When selling a business, often a key component is the contracts to which the company is a party. They may be contracts with customers, which include the company’s revenue, contracts with vendors, or various licensing agreements that allow the company to operate. It could involve a lease for a particularly favorable location or on particularly favorable terms. A company’s contracts are often an important part of a business, adding substantial value. Ensuring the transfer of any such contracts can significantly improve the structure, timing and end result when selling your business. Not being able to assign important contracts to the buyer will have an adverse, if not fatal, effect on the business sale.
Examine Your Contracts
The first thing to do is to examine your contracts to determine whether they are freely transferable. Just like other assets your company may hold, it’s fairly likely that they are. But this isn’t a rule; there are exceptions. A contract may include a non-assignment clause, which may prohibit transfer of the contract; or place certain limitations on the transfer, such as requiring the approval of a third party.
The intention is to make sure that all of the contracting parties have control over whom they’re doing business with. The standard non-assignment clause will include language saying that the agreement cannot be transferred without the other party’s written consent. The clause may also include language saying the other party’s consent can or cannot be unreasonably withheld.

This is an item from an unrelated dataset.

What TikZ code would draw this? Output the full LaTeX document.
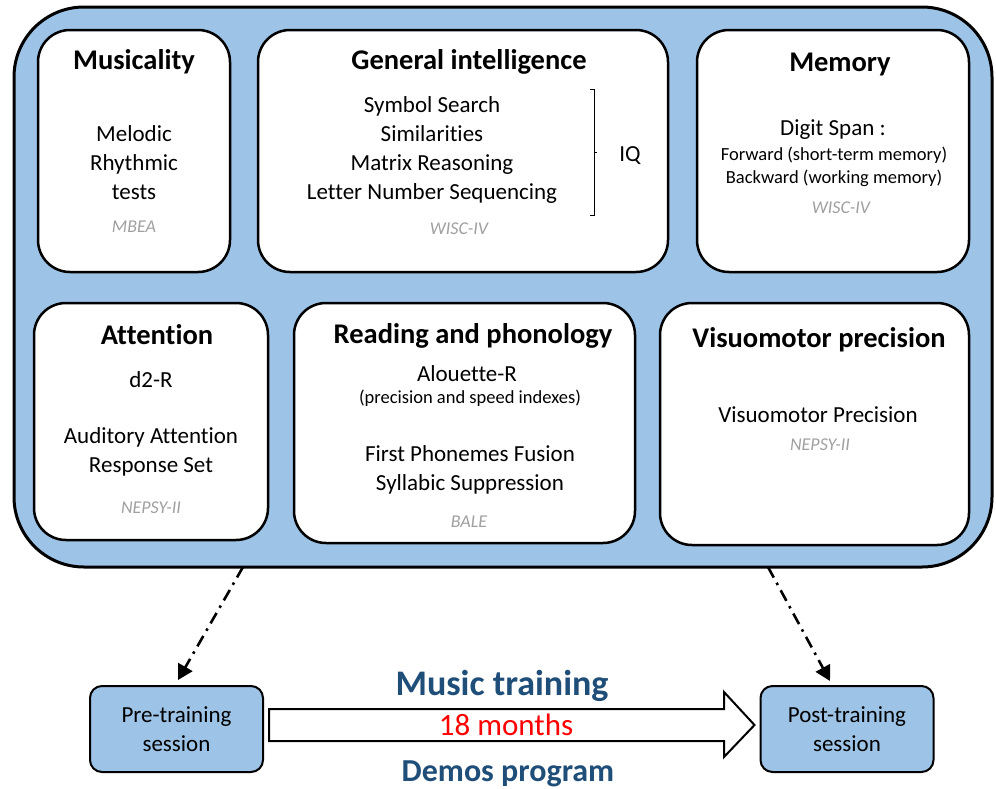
\documentclass[tikz,border=0pt]{standalone}
\usepackage{fontspec}
\setmainfont{Carlito}[Ligatures=NoCommon]
\usetikzlibrary{arrows.meta,calc}
\definecolor{boxblue}{RGB}{157,195,230}
\definecolor{darkblue}{RGB}{31,78,121}
\definecolor{graytxt}{RGB}{160,160,160}
\tikzset{
  outerbox/.style={draw=black, line width=3pt, fill=boxblue, rounded corners=70pt, minimum width=978pt, minimum height=560pt, inner sep=0pt},
  ibox/.style={draw=black, line width=2.5pt, fill=white, rounded corners=32pt, inner sep=0pt},
  sbox/.style={draw=black, line width=2pt, fill=boxblue, rounded corners=12pt, minimum width=173pt, minimum height=86pt, inner sep=0pt, align=center, font=\fontsize{23}{29}\selectfont},
  ttl/.style={font=\fontsize{28.5}{32}\selectfont\bfseries, inner sep=0pt},
  bodytxt/.style={font=\fontsize{23}{29}\selectfont, align=center, inner sep=0pt},
  smalltxt/.style={font=\fontsize{18.5}{23}\selectfont, align=center, inner sep=0pt},
  srctxt/.style={font=\fontsize{18}{22}\selectfont\itshape, text=graytxt, inner sep=0pt},
  dashdot/.style={line width=2.6pt, dash pattern=on 12pt off 6pt on 2.5pt off 6pt, -{Triangle[length=15pt,width=16pt]}},
  bigarrow/.style={draw=black, line width=2pt, fill=white, line join=miter}
}
\begin{document}
\begin{tikzpicture}[x=1pt,y=-1pt]
\useasboundingbox (0,0) rectangle (996,788);
% outer container
\node[outerbox] (outer) at (503,287) {};
% inner boxes
\node[ibox, minimum width=192pt, minimum height=242pt] (mus) at (134,151) {};
\node[ibox, minimum width=410pt, minimum height=242pt] (gi) at (463,151) {};
\node[ibox, minimum width=272pt, minimum height=242pt] (mem) at (833,151) {};
\node[ibox, minimum width=234pt, minimum height=237pt] (att) at (151,421.5) {};
\node[ibox, minimum width=341pt, minimum height=240pt] (read) at (464.5,423) {};
\node[ibox, minimum width=309pt, minimum height=242pt] (vis) at (814.5,424) {};
% Musicality
\node[ttl] (musT) at (134,62) {Musicality};
\node[bodytxt] (musB) at (134,163) {Melodic\\Rhythmic\\tests};
\node[srctxt] (musS) at (134,227) {MBEA};
% General intelligence
\node[ttl] (giT) at (469,62) {General intelligence};
\node[bodytxt] (giB) at (432,150) {Symbol Search\\Similarities\\Matrix Reasoning\\Letter Number Sequencing};
\node[bodytxt] (iq) at (630,156) {IQ};
\node[srctxt] (giS) at (459,229) {WISC-IV};
\coordinate (brT) at (594,89);
\coordinate (brB) at (594,215);
\draw[line width=1pt] ($(brT)+(-4,0)$) -- (brT) -- (brB) -- ($(brB)+(-4,0)$);
\draw[line width=1pt] ($(brT)!0.5!(brB)$) -- ++(3,0);
% Memory
\node[ttl] (memT) at (840,64) {Memory};
\node[bodytxt] (memB) at (833,130) {Digit Span :};
\node[smalltxt] (memF) at (834,167) {Forward (short-term memory)\\Backward (working memory)};
\node[srctxt] (memS) at (841,208) {WISC-IV};
% Attention
\node[ttl] (attT) at (157,335) {Attention};
\node[bodytxt] (attD) at (151,380) {d2-R};
\node[bodytxt] (attB) at (151,452) {Auditory Attention\\Response Set};
\node[srctxt] (attS) at (151,508) {NEPSY-II};
% Reading
\node[ttl] (readT) at (473,336) {Reading and phonology};
\node[bodytxt] (readA) at (467,374) {Alouette-R};
\node[smalltxt] (readP) at (470,398) {(precision and speed indexes)};
\node[bodytxt] (readB) at (470,470) {First Phonemes Fusion\\Syllabic Suppression};
\node[srctxt] (readS) at (469,522) {BALE};
% Visuomotor
\node[ttl] (visT) at (819,340) {Visuomotor precision};
\node[bodytxt] (visB) at (818,415) {Visuomotor Precision};
\node[srctxt] (visS) at (820,445) {NEPSY-II};
% bottom sessions
\node[sbox] (pre) at (176.5,729) {Pre-training\\session};
\node[sbox] (post) at (847,729) {Post-training\\session};
% dash-dot arrows
\coordinate (outL) at (243,567);
\coordinate (outR) at (768,567);
\draw[dashdot] (outL) -- ($(pre.north)+(1.5,-5)$);
\draw[dashdot] (outR) -- ($(post.north)+(-17,-4)$);
% big arrow between sessions
\draw[bigarrow] ($(pre.east)+(5,-20)$) -- (724,709) -- (724,692) -- ($(post.west)+(-5,-4)$) -- (724,757) -- (724,741) -- ($(pre.east)+(5,12)$) -- cycle;
\node[font=\fontsize{36}{40}\selectfont\bfseries, text=darkblue, inner sep=0pt] (mt) at (502,686) {Music training};
\node[font=\fontsize{31}{34}\selectfont, text=red, inner sep=0pt] (months) at (506,725) {18 months};
\node[font=\fontsize{32}{36}\selectfont\bfseries, text=darkblue, inner sep=0pt] (demos) at (508,774) {Demos program};
\end{tikzpicture}
\end{document}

Where the consent of third parties is required, the timing of procuring such consents must be considered. The contracts themselves may specify when consent must be obtained. In some cases, necessitating several weeks which would allow the remaining party to assess whether to provide consent or not. There can also be expenses associated with obtaining consents from third parties. This is often the case where landlords will want to review, among other things, the financial strength of the purchaser.
There’s also the issue of confidentiality. The seller will certainly want to keep news of the sale confidential for a variety of reasons. Being required to obtain consent of third parties, will the other party in the contract agree to keep the matter quiet?
Both buyer and seller will also want to consider the impact of any consents not being obtained, especially if such contracts are material to the business. Because of these various issues, it is important to review any contracts that will be transferred or remain with the new owner early in the process and discuss how any required consents will be obtained.
Ultimately, when initially drafting and negotiating contracts with customers or vendors, each contract should be carefully reviewed considering the potential implications an assignability clause will have upon the sale of your business. Understanding the nature of non-assignment provisions and the ability to structure around these provisions will help make a future sale process go smoother and quicker.